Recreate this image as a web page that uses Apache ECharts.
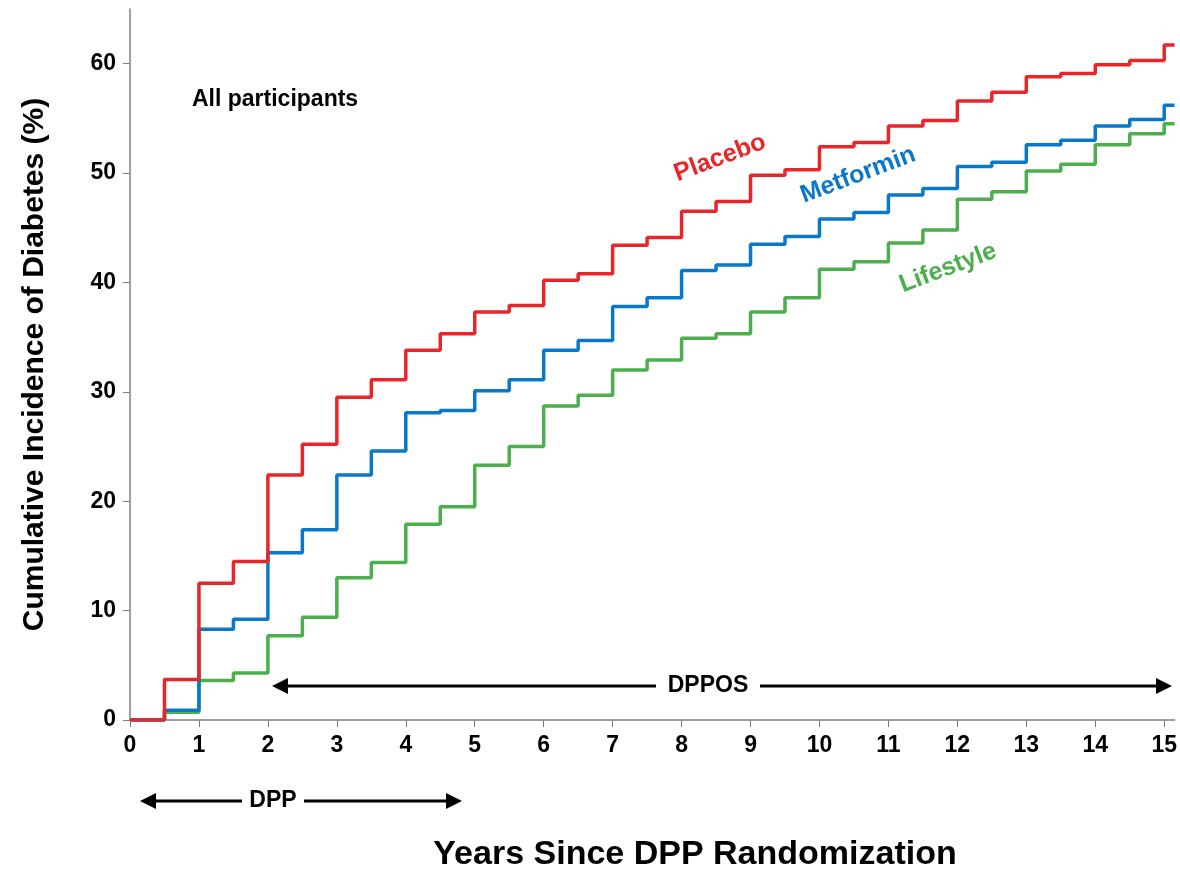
<!DOCTYPE html>
<html><head><meta charset="utf-8">
<script src="https://cdn.jsdelivr.net/npm/echarts@6/dist/echarts.min.js"></script>
<style>html,body{margin:0;background:#fff}#c{width:1180px;height:871px}</style>
</head><body><div id="c"></div>
<script>
// step starts every half year; value holds until next start
var stepStarts = [0,0.5,1,1.5,2,2.5,3,3.5,4,4.5,5,5.5,6,6.5,7,7.5,8,8.5,9,9.5,10,10.5,11,11.5,12,12.5,13,13.5,14,14.5,15];
var placebo = [0,3.7,12.5,14.5,22.4,25.2,29.5,31.1,33.8,35.3,37.3,37.9,40.2,40.8,43.4,44.1,46.5,47.4,49.8,50.3,52.4,52.8,54.3,54.8,56.6,57.4,58.8,59.1,59.9,60.3,61.7];
var metformin = [0,0.9,8.3,9.2,15.3,17.4,22.4,24.6,28.1,28.3,30.1,31.1,33.8,34.7,37.8,38.6,41.1,41.6,43.5,44.2,45.8,46.4,48.0,48.6,50.6,51.0,52.6,53.0,54.3,54.9,56.2];
var lifestyle = [0,0.7,3.6,4.3,7.7,9.4,13.0,14.4,17.9,19.5,23.3,25.0,28.7,29.7,32.0,32.9,34.9,35.3,37.3,38.6,41.2,41.9,43.6,44.8,47.6,48.3,50.2,50.8,52.6,53.6,54.5];
var xEnd = 15.15;

function pts(vals) {
  var d = stepStarts.map(function(x, i) { return [x, vals[i]]; });
  d.push([xEnd, vals[vals.length - 1]]);
  return d;
}
function line(name, vals, color) {
  return { name: name, type: 'line', step: 'end', data: pts(vals), showSymbol: false,
    lineStyle: { color: color, width: 3.5 }, itemStyle: { color: color } };
}
function arrow(x1, x2, y) {
  return [
    { type: 'line', shape: { x1: x1 + 8, y1: y, x2: x2 - 8, y2: y }, style: { stroke: '#000', lineWidth: 3 } },
    { type: 'polygon', shape: { points: [[x1, y], [x1 + 16, y - 8], [x1 + 16, y + 8]] }, style: { fill: '#000' } },
    { type: 'polygon', shape: { points: [[x2, y], [x2 - 16, y - 8], [x2 - 16, y + 8]] }, style: { fill: '#000' } }
  ];
}
var font = 'Liberation Sans';
var chart = echarts.init(document.getElementById('c'));
var graphics = [].concat(arrow(272, 1172, 686), arrow(140, 462, 801));
graphics.push(
  { type: 'rect', shape: { x: 656, y: 672, width: 104, height: 28 }, style: { fill: '#fff' } },
  { type: 'text', x: 708, y: 686, style: { text: 'DPPOS', font: 'bold 23px ' + font, fill: '#000', align: 'center', verticalAlign: 'middle' } },
  { type: 'rect', shape: { x: 242, y: 787, width: 62, height: 28 }, style: { fill: '#fff' } },
  { type: 'text', x: 273, y: 801, style: { text: 'DPP', font: 'bold 23px ' + font, fill: '#000', align: 'center', verticalAlign: 'middle' } },
  { type: 'text', x: 192, y: 100, style: { text: 'All participants', font: 'bold 23px ' + font, fill: '#000', verticalAlign: 'middle' } },
  { type: 'text', x: 720, y: 158, rotation: 0.36, style: { text: 'Placebo', font: 'bold 25px ' + font, fill: '#e8262a', align: 'center', verticalAlign: 'middle' } },
  { type: 'text', x: 858, y: 175, rotation: 0.36, style: { text: 'Metformin', font: 'bold 25px ' + font, fill: '#0a78c8', align: 'center', verticalAlign: 'middle' } },
  { type: 'text', x: 948, y: 268, rotation: 0.36, style: { text: 'Lifestyle', font: 'bold 25px ' + font, fill: '#4cae4c', align: 'center', verticalAlign: 'middle' } },
  { type: 'text', x: 695, y: 855, style: { text: 'Years Since DPP Randomization', font: 'bold 34px ' + font, fill: '#000', align: 'center', verticalAlign: 'middle' } }
);
chart.setOption({
  animation: false,
  backgroundColor: '#fff',
  grid: { left: 130, right: 0, top: 9, bottom: 151 },
  xAxis: { type: 'value', min: 0, max: xEnd, interval: 1,
    axisLine: { lineStyle: { color: '#7f7f7f', width: 1.5 } },
    axisTick: { show: true, length: 7, lineStyle: { color: '#7f7f7f' } },
    axisLabel: { color: '#000', fontFamily: font, fontWeight: 'bold', fontSize: 23, margin: 14, showMaxLabel: false },
    splitLine: { show: false } },
  yAxis: { type: 'value', min: 0, max: 65, interval: 10,
    name: 'Cumulative Incidence of Diabetes (%)', nameLocation: 'middle', nameGap: 80,
    nameTextStyle: { color: '#000', fontFamily: font, fontWeight: 'bold', fontSize: 30 },
    axisLine: { show: true, lineStyle: { color: '#7f7f7f', width: 1.5 } },
    axisTick: { show: true, length: 7, lineStyle: { color: '#7f7f7f' } },
    axisLabel: { color: '#000', fontFamily: font, fontWeight: 'bold', fontSize: 23, margin: 14, showMaxLabel: false },
    splitLine: { show: false } },
  series: [
    line('Lifestyle', lifestyle, '#4cae4c'),
    line('Metformin', metformin, '#0a78c8'),
    line('Placebo', placebo, '#e8262a')
  ],
  graphic: graphics
});
</script></body></html>
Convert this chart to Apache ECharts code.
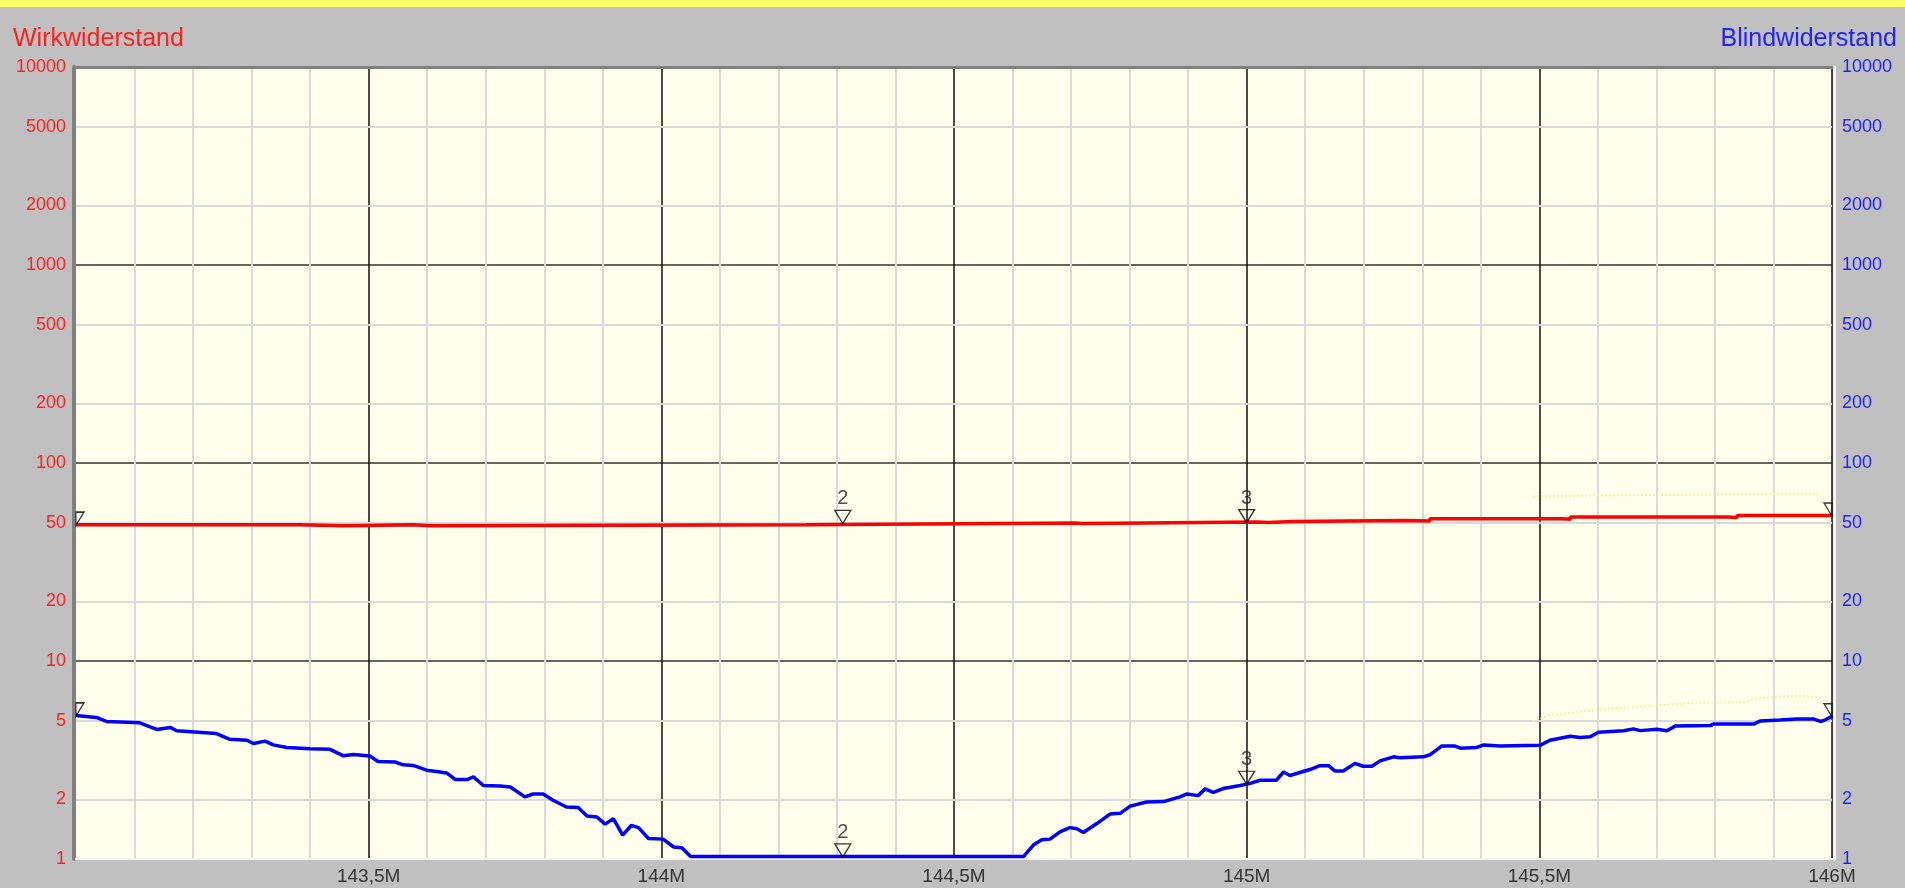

:::::

• _REQUIRED TASK_
Leave out the pictures and repeat everything else in the records exactly.

• _EXERCISE RESULT_
Recreate this image as a web page that uses Apache ECharts.
<!DOCTYPE html>
<html><head><meta charset="utf-8">
<script src="https://cdn.jsdelivr.net/npm/echarts@6/dist/echarts.min.js"></script>
<style>html,body{margin:0;background:#fff}#c{width:1180px;height:871px}</style>
</head><body><div id="c"></div>
<script>
// step starts every half year; value holds until next start
var stepStarts = [0,0.5,1,1.5,2,2.5,3,3.5,4,4.5,5,5.5,6,6.5,7,7.5,8,8.5,9,9.5,10,10.5,11,11.5,12,12.5,13,13.5,14,14.5,15];
var placebo = [0,3.7,12.5,14.5,22.4,25.2,29.5,31.1,33.8,35.3,37.3,37.9,40.2,40.8,43.4,44.1,46.5,47.4,49.8,50.3,52.4,52.8,54.3,54.8,56.6,57.4,58.8,59.1,59.9,60.3,61.7];
var metformin = [0,0.9,8.3,9.2,15.3,17.4,22.4,24.6,28.1,28.3,30.1,31.1,33.8,34.7,37.8,38.6,41.1,41.6,43.5,44.2,45.8,46.4,48.0,48.6,50.6,51.0,52.6,53.0,54.3,54.9,56.2];
var lifestyle = [0,0.7,3.6,4.3,7.7,9.4,13.0,14.4,17.9,19.5,23.3,25.0,28.7,29.7,32.0,32.9,34.9,35.3,37.3,38.6,41.2,41.9,43.6,44.8,47.6,48.3,50.2,50.8,52.6,53.6,54.5];
var xEnd = 15.15;

function pts(vals) {
  var d = stepStarts.map(function(x, i) { return [x, vals[i]]; });
  d.push([xEnd, vals[vals.length - 1]]);
  return d;
}
function line(name, vals, color) {
  return { name: name, type: 'line', step: 'end', data: pts(vals), showSymbol: false,
    lineStyle: { color: color, width: 3.5 }, itemStyle: { color: color } };
}
function arrow(x1, x2, y) {
  return [
    { type: 'line', shape: { x1: x1 + 8, y1: y, x2: x2 - 8, y2: y }, style: { stroke: '#000', lineWidth: 3 } },
    { type: 'polygon', shape: { points: [[x1, y], [x1 + 16, y - 8], [x1 + 16, y + 8]] }, style: { fill: '#000' } },
    { type: 'polygon', shape: { points: [[x2, y], [x2 - 16, y - 8], [x2 - 16, y + 8]] }, style: { fill: '#000' } }
  ];
}
var font = 'Liberation Sans';
var chart = echarts.init(document.getElementById('c'));
var graphics = [].concat(arrow(272, 1172, 686), arrow(140, 462, 801));
graphics.push(
  { type: 'rect', shape: { x: 656, y: 672, width: 104, height: 28 }, style: { fill: '#fff' } },
  { type: 'text', x: 708, y: 686, style: { text: 'DPPOS', font: 'bold 23px ' + font, fill: '#000', align: 'center', verticalAlign: 'middle' } },
  { type: 'rect', shape: { x: 242, y: 787, width: 62, height: 28 }, style: { fill: '#fff' } },
  { type: 'text', x: 273, y: 801, style: { text: 'DPP', font: 'bold 23px ' + font, fill: '#000', align: 'center', verticalAlign: 'middle' } },
  { type: 'text', x: 192, y: 100, style: { text: 'All participants', font: 'bold 23px ' + font, fill: '#000', verticalAlign: 'middle' } },
  { type: 'text', x: 720, y: 158, rotation: 0.36, style: { text: 'Placebo', font: 'bold 25px ' + font, fill: '#e8262a', align: 'center', verticalAlign: 'middle' } },
  { type: 'text', x: 858, y: 175, rotation: 0.36, style: { text: 'Metformin', font: 'bold 25px ' + font, fill: '#0a78c8', align: 'center', verticalAlign: 'middle' } },
  { type: 'text', x: 948, y: 268, rotation: 0.36, style: { text: 'Lifestyle', font: 'bold 25px ' + font, fill: '#4cae4c', align: 'center', verticalAlign: 'middle' } },
  { type: 'text', x: 695, y: 855, style: { text: 'Years Since DPP Randomization', font: 'bold 34px ' + font, fill: '#000', align: 'center', verticalAlign: 'middle' } }
);
chart.setOption({
  animation: false,
  backgroundColor: '#fff',
  grid: { left: 130, right: 0, top: 9, bottom: 151 },
  xAxis: { type: 'value', min: 0, max: xEnd, interval: 1,
    axisLine: { lineStyle: { color: '#7f7f7f', width: 1.5 } },
    axisTick: { show: true, length: 7, lineStyle: { color: '#7f7f7f' } },
    axisLabel: { color: '#000', fontFamily: font, fontWeight: 'bold', fontSize: 23, margin: 14, showMaxLabel: false },
    splitLine: { show: false } },
  yAxis: { type: 'value', min: 0, max: 65, interval: 10,
    name: 'Cumulative Incidence of Diabetes (%)', nameLocation: 'middle', nameGap: 80,
    nameTextStyle: { color: '#000', fontFamily: font, fontWeight: 'bold', fontSize: 30 },
    axisLine: { show: true, lineStyle: { color: '#7f7f7f', width: 1.5 } },
    axisTick: { show: true, length: 7, lineStyle: { color: '#7f7f7f' } },
    axisLabel: { color: '#000', fontFamily: font, fontWeight: 'bold', fontSize: 23, margin: 14, showMaxLabel: false },
    splitLine: { show: false } },
  series: [
    line('Lifestyle', lifestyle, '#4cae4c'),
    line('Metformin', metformin, '#0a78c8'),
    line('Placebo', placebo, '#e8262a')
  ],
  graphic: graphics
});
</script></body></html>
Convert this chart to Apache ECharts code.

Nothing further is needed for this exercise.